As one disenchanted screenwriter put it, “The movie business is all about power over. You may not always have to let them fuck you physically, but you always have to let them fuck with what you write or they will wreck your chances forever.”
My own experiences during the several years I was active in the movie business and in New York publishing confirmed the stories of my fellow aspirants, as well as that screenwriter’s assessment of how the movie business works. In the context of those male-dominated power-over systems, the accusations of Cosby’s accusers ring loudly and tragically true.

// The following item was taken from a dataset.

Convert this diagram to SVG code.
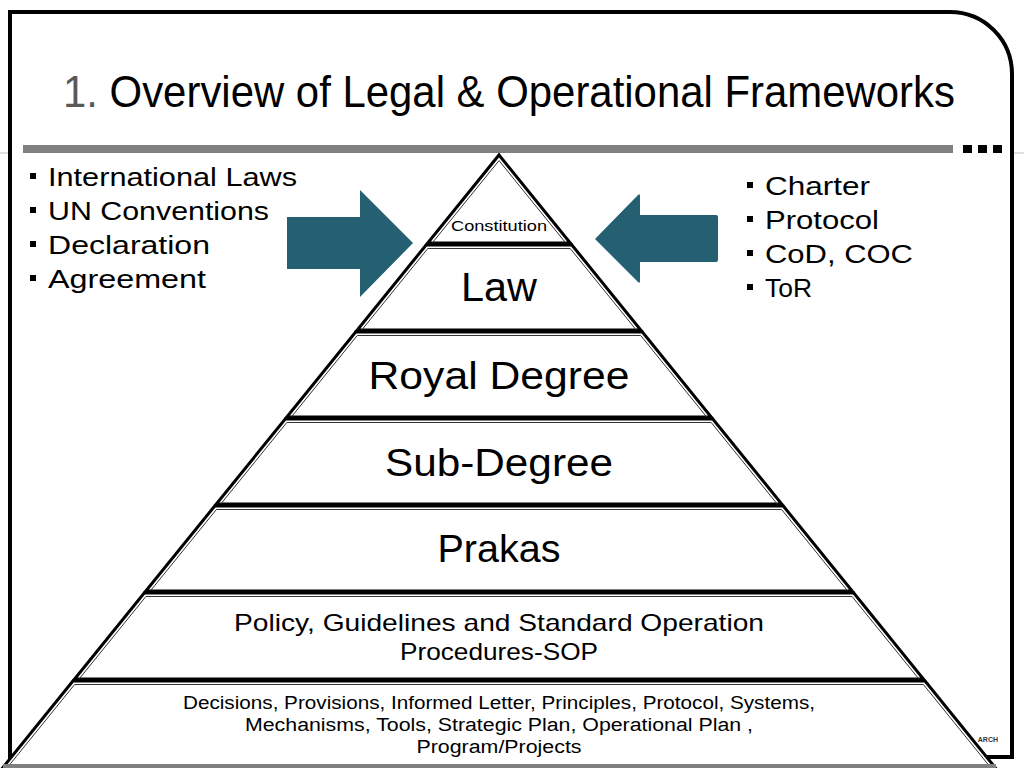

“There are two sides to every story, and sometimes three, four, and five.” — Bill Cosby
Many years ago when I was running the Creative Writing Department for the California State Summer School for the Arts, I led a group of 30 aspiring young writers, actors, dancers, musicians, and visual artists in a series of two-hour-long workshops. I divided the performers into mixed gender groups of six, elucidated a creative challenge, and gave the groups very little time to create, practice, and refine their creations before they performed them.
For instance, I gave the groups 15 minutes to create dramatic scenes revolving around mysteries, the scenes climaxing in songs and ending with the groups forming tableaus that resolved the mysteries. I expected rough stuff at best, and was stunned when each group performed a compelling scene with sophisticated dialogue leading seamlessly into a catchy song with clever lyrics that carried the narrative to a revelatory climax ending in an ingenious tableau.
Had I not watched these groups swiftly and cooperatively create, rehearse, modify, rehearse, and then perform these scenes and songs and tableaus, I would never have believed that works so polished and complex and beautifully synchronized could have come about in so short a time. Yet these groups of inspired women and men created brilliant scenes and songs and dances with astonishing ease, over and over.
For the final creative challenge, I divided the 30 artists into three groups of ten and gave them a half-hour to create clans. Each clan would have a name, a purpose, a creation myth, a history, a code of ethics, a motto, a clan song, a clan dance, and clan gestures, with these clan attributes to be revealed in some sort of artful performance. The results were nothing short of miraculous and proved to me that in the absence of an ossified hierarchy, creative genius flourishes.